--- What you need to do ---
Print the listing below exactly.

--- Data lines ---
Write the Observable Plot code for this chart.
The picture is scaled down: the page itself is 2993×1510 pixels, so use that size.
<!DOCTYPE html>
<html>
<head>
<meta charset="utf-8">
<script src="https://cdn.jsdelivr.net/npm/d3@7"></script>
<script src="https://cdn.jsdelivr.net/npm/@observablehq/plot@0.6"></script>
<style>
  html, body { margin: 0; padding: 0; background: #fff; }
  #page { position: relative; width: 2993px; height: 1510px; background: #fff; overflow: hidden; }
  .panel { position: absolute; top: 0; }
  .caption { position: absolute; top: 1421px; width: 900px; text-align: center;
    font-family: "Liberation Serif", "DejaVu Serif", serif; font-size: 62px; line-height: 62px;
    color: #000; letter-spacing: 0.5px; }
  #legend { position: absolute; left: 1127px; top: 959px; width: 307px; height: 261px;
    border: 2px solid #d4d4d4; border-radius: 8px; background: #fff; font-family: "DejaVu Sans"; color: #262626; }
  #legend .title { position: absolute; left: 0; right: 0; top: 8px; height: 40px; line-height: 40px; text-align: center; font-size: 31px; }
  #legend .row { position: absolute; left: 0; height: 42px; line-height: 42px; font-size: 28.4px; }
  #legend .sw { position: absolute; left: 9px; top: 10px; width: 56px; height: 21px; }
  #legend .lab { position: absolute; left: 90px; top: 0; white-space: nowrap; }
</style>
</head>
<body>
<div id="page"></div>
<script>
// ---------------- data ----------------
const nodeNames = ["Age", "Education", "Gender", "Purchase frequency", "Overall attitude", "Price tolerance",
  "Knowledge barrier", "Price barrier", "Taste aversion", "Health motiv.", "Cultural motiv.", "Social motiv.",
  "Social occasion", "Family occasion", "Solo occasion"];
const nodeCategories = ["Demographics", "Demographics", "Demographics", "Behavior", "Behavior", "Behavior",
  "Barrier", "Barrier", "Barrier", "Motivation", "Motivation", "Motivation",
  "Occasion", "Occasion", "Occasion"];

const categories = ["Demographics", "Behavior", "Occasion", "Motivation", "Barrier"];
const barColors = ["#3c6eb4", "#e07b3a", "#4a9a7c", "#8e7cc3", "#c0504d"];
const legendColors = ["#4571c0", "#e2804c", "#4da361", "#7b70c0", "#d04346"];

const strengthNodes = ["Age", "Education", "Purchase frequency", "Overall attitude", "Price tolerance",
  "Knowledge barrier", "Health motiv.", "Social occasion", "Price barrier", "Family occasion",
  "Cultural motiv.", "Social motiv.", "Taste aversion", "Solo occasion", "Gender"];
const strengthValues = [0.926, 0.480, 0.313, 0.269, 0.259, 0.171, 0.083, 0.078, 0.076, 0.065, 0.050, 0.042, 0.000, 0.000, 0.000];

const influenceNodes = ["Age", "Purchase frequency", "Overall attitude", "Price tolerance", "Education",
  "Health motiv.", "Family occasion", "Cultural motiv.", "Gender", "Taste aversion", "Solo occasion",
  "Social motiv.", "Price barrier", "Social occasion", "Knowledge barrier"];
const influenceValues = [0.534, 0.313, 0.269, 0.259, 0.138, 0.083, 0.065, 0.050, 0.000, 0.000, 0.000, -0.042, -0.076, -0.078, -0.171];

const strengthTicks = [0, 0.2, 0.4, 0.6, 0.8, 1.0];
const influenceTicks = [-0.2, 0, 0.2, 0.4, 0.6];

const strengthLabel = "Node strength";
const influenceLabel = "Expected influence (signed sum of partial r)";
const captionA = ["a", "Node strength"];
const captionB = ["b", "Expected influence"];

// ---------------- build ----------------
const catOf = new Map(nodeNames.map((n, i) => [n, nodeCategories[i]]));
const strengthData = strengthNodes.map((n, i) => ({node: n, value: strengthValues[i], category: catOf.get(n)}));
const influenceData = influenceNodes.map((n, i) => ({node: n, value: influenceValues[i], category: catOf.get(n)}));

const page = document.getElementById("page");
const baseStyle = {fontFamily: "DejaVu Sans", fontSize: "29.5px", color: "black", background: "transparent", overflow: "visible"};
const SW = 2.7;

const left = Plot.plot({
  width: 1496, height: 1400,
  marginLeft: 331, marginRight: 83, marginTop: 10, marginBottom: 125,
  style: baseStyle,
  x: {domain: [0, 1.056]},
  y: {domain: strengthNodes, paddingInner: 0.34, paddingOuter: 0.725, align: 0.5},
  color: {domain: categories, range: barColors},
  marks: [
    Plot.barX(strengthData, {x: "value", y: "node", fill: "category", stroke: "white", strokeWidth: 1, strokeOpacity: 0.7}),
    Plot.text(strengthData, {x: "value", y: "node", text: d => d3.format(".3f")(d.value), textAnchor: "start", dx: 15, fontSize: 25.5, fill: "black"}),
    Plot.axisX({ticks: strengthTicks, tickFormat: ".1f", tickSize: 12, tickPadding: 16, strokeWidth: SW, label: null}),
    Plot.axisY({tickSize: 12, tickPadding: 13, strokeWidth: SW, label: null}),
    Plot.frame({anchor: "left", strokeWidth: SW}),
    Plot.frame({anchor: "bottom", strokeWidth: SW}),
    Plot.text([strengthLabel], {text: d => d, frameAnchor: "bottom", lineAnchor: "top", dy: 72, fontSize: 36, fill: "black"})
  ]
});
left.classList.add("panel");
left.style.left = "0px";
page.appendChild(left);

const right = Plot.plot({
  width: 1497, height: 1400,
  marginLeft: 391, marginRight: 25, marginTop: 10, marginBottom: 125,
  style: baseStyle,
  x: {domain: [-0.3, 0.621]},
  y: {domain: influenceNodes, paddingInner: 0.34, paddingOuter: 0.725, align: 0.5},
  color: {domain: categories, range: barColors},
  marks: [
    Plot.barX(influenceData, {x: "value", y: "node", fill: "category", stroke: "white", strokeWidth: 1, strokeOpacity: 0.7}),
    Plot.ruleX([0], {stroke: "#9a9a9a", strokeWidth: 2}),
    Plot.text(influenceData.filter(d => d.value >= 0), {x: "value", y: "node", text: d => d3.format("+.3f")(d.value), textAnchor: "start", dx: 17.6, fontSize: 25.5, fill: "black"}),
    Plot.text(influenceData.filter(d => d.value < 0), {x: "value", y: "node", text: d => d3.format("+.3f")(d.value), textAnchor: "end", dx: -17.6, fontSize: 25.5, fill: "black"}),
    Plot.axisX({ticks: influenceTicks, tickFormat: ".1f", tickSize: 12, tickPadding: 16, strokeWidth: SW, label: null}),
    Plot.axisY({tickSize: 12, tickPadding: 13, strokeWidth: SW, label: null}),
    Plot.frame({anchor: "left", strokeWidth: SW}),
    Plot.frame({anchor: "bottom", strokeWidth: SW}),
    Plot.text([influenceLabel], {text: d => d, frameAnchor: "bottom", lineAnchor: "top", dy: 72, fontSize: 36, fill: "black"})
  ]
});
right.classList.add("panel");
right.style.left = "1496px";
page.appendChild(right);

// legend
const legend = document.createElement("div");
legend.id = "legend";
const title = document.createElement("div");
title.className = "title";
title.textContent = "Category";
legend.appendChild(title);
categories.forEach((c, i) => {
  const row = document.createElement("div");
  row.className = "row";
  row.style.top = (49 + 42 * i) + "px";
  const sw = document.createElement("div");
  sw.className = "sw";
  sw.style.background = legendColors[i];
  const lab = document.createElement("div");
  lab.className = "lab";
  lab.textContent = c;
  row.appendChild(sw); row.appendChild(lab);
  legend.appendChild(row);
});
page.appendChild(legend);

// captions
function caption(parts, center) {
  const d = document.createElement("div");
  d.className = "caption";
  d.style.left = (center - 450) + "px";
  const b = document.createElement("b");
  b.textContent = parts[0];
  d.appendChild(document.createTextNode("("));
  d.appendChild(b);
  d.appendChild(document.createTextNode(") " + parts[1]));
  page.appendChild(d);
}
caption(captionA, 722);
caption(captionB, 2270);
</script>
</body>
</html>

--- The response ---
Write the Observable Plot code for this chart.
The picture is scaled down: the page itself is 2993×1510 pixels, so use that size.
<!DOCTYPE html>
<html>
<head>
<meta charset="utf-8">
<script src="https://cdn.jsdelivr.net/npm/d3@7"></script>
<script src="https://cdn.jsdelivr.net/npm/@observablehq/plot@0.6"></script>
<style>
  html, body { margin: 0; padding: 0; background: #fff; }
  #page { position: relative; width: 2993px; height: 1510px; background: #fff; overflow: hidden; }
  .panel { position: absolute; top: 0; }
  .caption { position: absolute; top: 1421px; width: 900px; text-align: center;
    font-family: "Liberation Serif", "DejaVu Serif", serif; font-size: 62px; line-height: 62px;
    color: #000; letter-spacing: 0.5px; }
  #legend { position: absolute; left: 1127px; top: 959px; width: 307px; height: 261px;
    border: 2px solid #d4d4d4; border-radius: 8px; background: #fff; font-family: "DejaVu Sans"; color: #262626; }
  #legend .title { position: absolute; left: 0; right: 0; top: 8px; height: 40px; line-height: 40px; text-align: center; font-size: 31px; }
  #legend .row { position: absolute; left: 0; height: 42px; line-height: 42px; font-size: 28.4px; }
  #legend .sw { position: absolute; left: 9px; top: 10px; width: 56px; height: 21px; }
  #legend .lab { position: absolute; left: 90px; top: 0; white-space: nowrap; }
</style>
</head>
<body>
<div id="page"></div>
<script>
// ---------------- data ----------------
const nodeNames = ["Age", "Education", "Gender", "Purchase frequency", "Overall attitude", "Price tolerance",
  "Knowledge barrier", "Price barrier", "Taste aversion", "Health motiv.", "Cultural motiv.", "Social motiv.",
  "Social occasion", "Family occasion", "Solo occasion"];
const nodeCategories = ["Demographics", "Demographics", "Demographics", "Behavior", "Behavior", "Behavior",
  "Barrier", "Barrier", "Barrier", "Motivation", "Motivation", "Motivation",
  "Occasion", "Occasion", "Occasion"];

const categories = ["Demographics", "Behavior", "Occasion", "Motivation", "Barrier"];
const barColors = ["#3c6eb4", "#e07b3a", "#4a9a7c", "#8e7cc3", "#c0504d"];
const legendColors = ["#4571c0", "#e2804c", "#4da361", "#7b70c0", "#d04346"];

const strengthNodes = ["Age", "Education", "Purchase frequency", "Overall attitude", "Price tolerance",
  "Knowledge barrier", "Health motiv.", "Social occasion", "Price barrier", "Family occasion",
  "Cultural motiv.", "Social motiv.", "Taste aversion", "Solo occasion", "Gender"];
const strengthValues = [0.926, 0.480, 0.313, 0.269, 0.259, 0.171, 0.083, 0.078, 0.076, 0.065, 0.050, 0.042, 0.000, 0.000, 0.000];

const influenceNodes = ["Age", "Purchase frequency", "Overall attitude", "Price tolerance", "Education",
  "Health motiv.", "Family occasion", "Cultural motiv.", "Gender", "Taste aversion", "Solo occasion",
  "Social motiv.", "Price barrier", "Social occasion", "Knowledge barrier"];
const influenceValues = [0.534, 0.313, 0.269, 0.259, 0.138, 0.083, 0.065, 0.050, 0.000, 0.000, 0.000, -0.042, -0.076, -0.078, -0.171];

const strengthTicks = [0, 0.2, 0.4, 0.6, 0.8, 1.0];
const influenceTicks = [-0.2, 0, 0.2, 0.4, 0.6];

const strengthLabel = "Node strength";
const influenceLabel = "Expected influence (signed sum of partial r)";
const captionA = ["a", "Node strength"];
const captionB = ["b", "Expected influence"];

// ---------------- build ----------------
const catOf = new Map(nodeNames.map((n, i) => [n, nodeCategories[i]]));
const strengthData = strengthNodes.map((n, i) => ({node: n, value: strengthValues[i], category: catOf.get(n)}));
const influenceData = influenceNodes.map((n, i) => ({node: n, value: influenceValues[i], category: catOf.get(n)}));

const page = document.getElementById("page");
const baseStyle = {fontFamily: "DejaVu Sans", fontSize: "29.5px", color: "black", background: "transparent", overflow: "visible"};
const SW = 2.7;

const left = Plot.plot({
  width: 1496, height: 1400,
  marginLeft: 331, marginRight: 83, marginTop: 10, marginBottom: 125,
  style: baseStyle,
  x: {domain: [0, 1.056]},
  y: {domain: strengthNodes, paddingInner: 0.34, paddingOuter: 0.725, align: 0.5},
  color: {domain: categories, range: barColors},
  marks: [
    Plot.barX(strengthData, {x: "value", y: "node", fill: "category", stroke: "white", strokeWidth: 1, strokeOpacity: 0.7}),
    Plot.text(strengthData, {x: "value", y: "node", text: d => d3.format(".3f")(d.value), textAnchor: "start", dx: 15, fontSize: 25.5, fill: "black"}),
    Plot.axisX({ticks: strengthTicks, tickFormat: ".1f", tickSize: 12, tickPadding: 16, strokeWidth: SW, label: null}),
    Plot.axisY({tickSize: 12, tickPadding: 13, strokeWidth: SW, label: null}),
    Plot.frame({anchor: "left", strokeWidth: SW}),
    Plot.frame({anchor: "bottom", strokeWidth: SW}),
    Plot.text([strengthLabel], {text: d => d, frameAnchor: "bottom", lineAnchor: "top", dy: 72, fontSize: 36, fill: "black"})
  ]
});
left.classList.add("panel");
left.style.left = "0px";
page.appendChild(left);

const right = Plot.plot({
  width: 1497, height: 1400,
  marginLeft: 391, marginRight: 25, marginTop: 10, marginBottom: 125,
  style: baseStyle,
  x: {domain: [-0.3, 0.621]},
  y: {domain: influenceNodes, paddingInner: 0.34, paddingOuter: 0.725, align: 0.5},
  color: {domain: categories, range: barColors},
  marks: [
    Plot.barX(influenceData, {x: "value", y: "node", fill: "category", stroke: "white", strokeWidth: 1, strokeOpacity: 0.7}),
    Plot.ruleX([0], {stroke: "#9a9a9a", strokeWidth: 2}),
    Plot.text(influenceData.filter(d => d.value >= 0), {x: "value", y: "node", text: d => d3.format("+.3f")(d.value), textAnchor: "start", dx: 17.6, fontSize: 25.5, fill: "black"}),
    Plot.text(influenceData.filter(d => d.value < 0), {x: "value", y: "node", text: d => d3.format("+.3f")(d.value), textAnchor: "end", dx: -17.6, fontSize: 25.5, fill: "black"}),
    Plot.axisX({ticks: influenceTicks, tickFormat: ".1f", tickSize: 12, tickPadding: 16, strokeWidth: SW, label: null}),
    Plot.axisY({tickSize: 12, tickPadding: 13, strokeWidth: SW, label: null}),
    Plot.frame({anchor: "left", strokeWidth: SW}),
    Plot.frame({anchor: "bottom", strokeWidth: SW}),
    Plot.text([influenceLabel], {text: d => d, frameAnchor: "bottom", lineAnchor: "top", dy: 72, fontSize: 36, fill: "black"})
  ]
});
right.classList.add("panel");
right.style.left = "1496px";
page.appendChild(right);

// legend
const legend = document.createElement("div");
legend.id = "legend";
const title = document.createElement("div");
title.className = "title";
title.textContent = "Category";
legend.appendChild(title);
categories.forEach((c, i) => {
  const row = document.createElement("div");
  row.className = "row";
  row.style.top = (49 + 42 * i) + "px";
  const sw = document.createElement("div");
  sw.className = "sw";
  sw.style.background = legendColors[i];
  const lab = document.createElement("div");
  lab.className = "lab";
  lab.textContent = c;
  row.appendChild(sw); row.appendChild(lab);
  legend.appendChild(row);
});
page.appendChild(legend);

// captions
function caption(parts, center) {
  const d = document.createElement("div");
  d.className = "caption";
  d.style.left = (center - 450) + "px";
  const b = document.createElement("b");
  b.textContent = parts[0];
  d.appendChild(document.createTextNode("("));
  d.appendChild(b);
  d.appendChild(document.createTextNode(") " + parts[1]));
  page.appendChild(d);
}
caption(captionA, 722);
caption(captionB, 2270);
</script>
</body>
</html>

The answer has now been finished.